* Exercise objective:
From the first line of the data below through the line holding "const y = d3.scaleLinear().domain([0, 2]).range([margin.top", output each line exactly and leave the pictures out.

* Recorded information:
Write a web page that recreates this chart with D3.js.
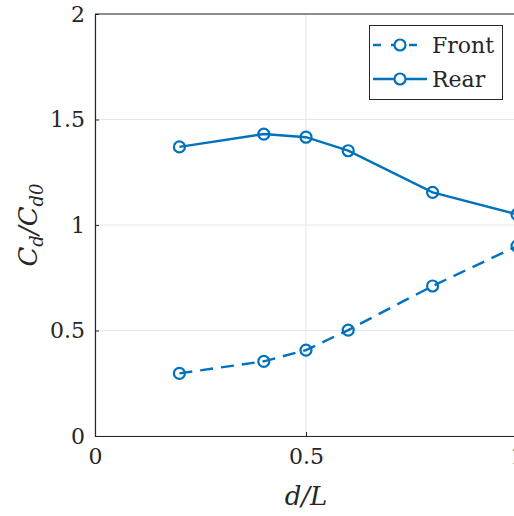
<!DOCTYPE html>
<html>
<head>
<meta charset="utf-8">
<script src="https://cdn.jsdelivr.net/npm/d3@7"></script>
<style>
  body { margin: 0; background: #fff; }
  svg { display: block; }
  text { font-family: "DejaVu Serif", "Liberation Serif", serif; fill: #262626; }
</style>
</head>
<body>
<div id="chart"></div>
<script>
// data
const xVals = [0.2, 0.4, 0.5, 0.6, 0.8, 1.0];
const front = [0.297, 0.354, 0.407, 0.502, 0.711, 0.900];
const rear = [1.370, 1.431, 1.416, 1.352, 1.155, 1.050];
const xTicks = [0, 0.5, 1];
const yTicks = [0, 0.5, 1, 1.5, 2];
const seriesNames = ["Front", "Rear"];

const width = 514, height = 516;
const margin = { left: 95, top: 14 };
const plotW = 422, plotH = 422;
const blue = "#0072BD";
const axisCol = "#262626";
const tickFont = "22px";

const svg = d3.select("#chart").append("svg")
    .attr("width", width)
    .attr("height", height);

const x = d3.scaleLinear().domain([0, 1]).range([margin.left, margin.left + plotW]);
const y = d3.scaleLinear().domain([0, 2]).range([margin.top + plotH, margin.top]);

// grid
const grid = svg.append("g");
grid.selectAll(".gx").data(xTicks).enter().append("line")
    .attr("x1", d => x(d)).attr("x2", d => x(d))
    .attr("y1", y(0)).attr("y2", y(2))
    .style("stroke", "#e6e6e6").style("stroke-width", 1);
grid.selectAll(".gy").data(yTicks).enter().append("line")
    .attr("x1", x(0)).attr("x2", x(1))
    .attr("y1", d => y(d)).attr("y2", d => y(d))
    .style("stroke", "#e6e6e6").style("stroke-width", 1);

// axes (MATLAB style: inward ticks, box)
const xAxis = d3.axisBottom(x).tickValues(xTicks).tickSizeInner(-4).tickSizeOuter(0)
    .tickPadding(12).tickFormat(d3.format("~g"));
const yAxis = d3.axisLeft(y).tickValues(yTicks).tickSizeInner(-4).tickSizeOuter(0)
    .tickPadding(10).tickFormat(d3.format("~g"));

const gx = svg.append("g").attr("transform", `translate(0,${y(0)})`).call(xAxis);
const gy = svg.append("g").attr("transform", `translate(${x(0)},0)`).call(yAxis);
[gx, gy].forEach(g => {
    g.select(".domain").style("stroke", axisCol).style("stroke-width", 1.2);
    g.selectAll(".tick line").style("stroke", axisCol);
    g.selectAll(".tick text").style("font-size", tickFont).style("fill", axisCol)
        .style("font-family", "'DejaVu Serif', serif");
});
gx.selectAll(".tick text").attr("dy", "0.72em");

// box top and right
svg.append("line")
    .attr("x1", x(0)).attr("x2", x(1)).attr("y1", y(2)).attr("y2", y(2))
    .style("stroke", axisCol).style("stroke-width", 1.2);
svg.append("line")
    .attr("x1", x(1)).attr("x2", x(1)).attr("y1", y(0)).attr("y2", y(2))
    .style("stroke", axisCol).style("stroke-width", 1.2);

// series
const line = d3.line().x(d => x(d[0])).y(d => y(d[1]));
const frontPts = xVals.map((v, i) => [v, front[i]]);
const rearPts = xVals.map((v, i) => [v, rear[i]]);

function drawSeries(pts, dash) {
    svg.append("path").datum(pts)
        .attr("d", line)
        .style("fill", "none")
        .style("stroke", blue)
        .style("stroke-width", 2.4)
        .style("stroke-dasharray", dash);
    svg.append("g").selectAll("circle").data(pts).enter().append("circle")
        .attr("cx", d => x(d[0])).attr("cy", d => y(d[1]))
        .attr("r", 5.5)
        .style("fill", "none")
        .style("stroke", blue)
        .style("stroke-width", 2.2);
}
drawSeries(frontPts, "13,8");
drawSeries(rearPts, null);

// legend
const leg = svg.append("g");
leg.append("rect")
    .attr("x", 369.5).attr("y", 25.5).attr("width", 133).attr("height", 74)
    .style("fill", "#fff").style("stroke", axisCol).style("stroke-width", 1);
const legRows = [{ name: seriesNames[0], dash: "8,10", yy: 45 }, { name: seriesNames[1], dash: null, yy: 79 }];
legRows.forEach(r => {
    leg.append("line")
        .attr("x1", 373).attr("x2", 427).attr("y1", r.yy).attr("y2", r.yy)
        .style("stroke", blue).style("stroke-width", 2.4)
        .style("stroke-dasharray", r.dash);
    leg.append("circle").attr("cx", 400).attr("cy", r.yy).attr("r", 5.5)
        .style("fill", "#fff").style("stroke", blue).style("stroke-width", 2.2);
    leg.append("text").attr("x", 432).attr("y", r.yy + 8)
        .style("font-size", tickFont).text(r.name);
});

// axis labels
svg.append("text")
    .attr("x", x(0.5)).attr("y", 505)
    .attr("text-anchor", "middle")
    .style("font-size", "26px").style("font-style", "italic")
    .text("d/L");

const yl = svg.append("text")
    .attr("transform", `translate(37,${y(1)}) rotate(-90)`)
    .attr("text-anchor", "middle")
    .style("font-size", "26px").style("font-style", "italic");
yl.append("tspan").text("C");
yl.append("tspan").attr("dy", 6).style("font-size", "18px").text("d");
yl.append("tspan").attr("dy", -6).text("/C");
yl.append("tspan").attr("dy", 6).style("font-size", "18px").text("d0");
</script>
</body>
</html>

* Written solution:
Write a web page that recreates this chart with D3.js.
<!DOCTYPE html>
<html>
<head>
<meta charset="utf-8">
<script src="https://cdn.jsdelivr.net/npm/d3@7"></script>
<style>
  body { margin: 0; background: #fff; }
  svg { display: block; }
  text { font-family: "DejaVu Serif", "Liberation Serif", serif; fill: #262626; }
</style>
</head>
<body>
<div id="chart"></div>
<script>
// data
const xVals = [0.2, 0.4, 0.5, 0.6, 0.8, 1.0];
const front = [0.297, 0.354, 0.407, 0.502, 0.711, 0.900];
const rear = [1.370, 1.431, 1.416, 1.352, 1.155, 1.050];
const xTicks = [0, 0.5, 1];
const yTicks = [0, 0.5, 1, 1.5, 2];
const seriesNames = ["Front", "Rear"];

const width = 514, height = 516;
const margin = { left: 95, top: 14 };
const plotW = 422, plotH = 422;
const blue = "#0072BD";
const axisCol = "#262626";
const tickFont = "22px";

const svg = d3.select("#chart").append("svg")
    .attr("width", width)
    .attr("height", height);

const x = d3.scaleLinear().domain([0, 1]).range([margin.left, margin.left + plotW]);
const y = d3.scaleLinear().domain([0, 2]).range([margin.top + plotH, margin.top]);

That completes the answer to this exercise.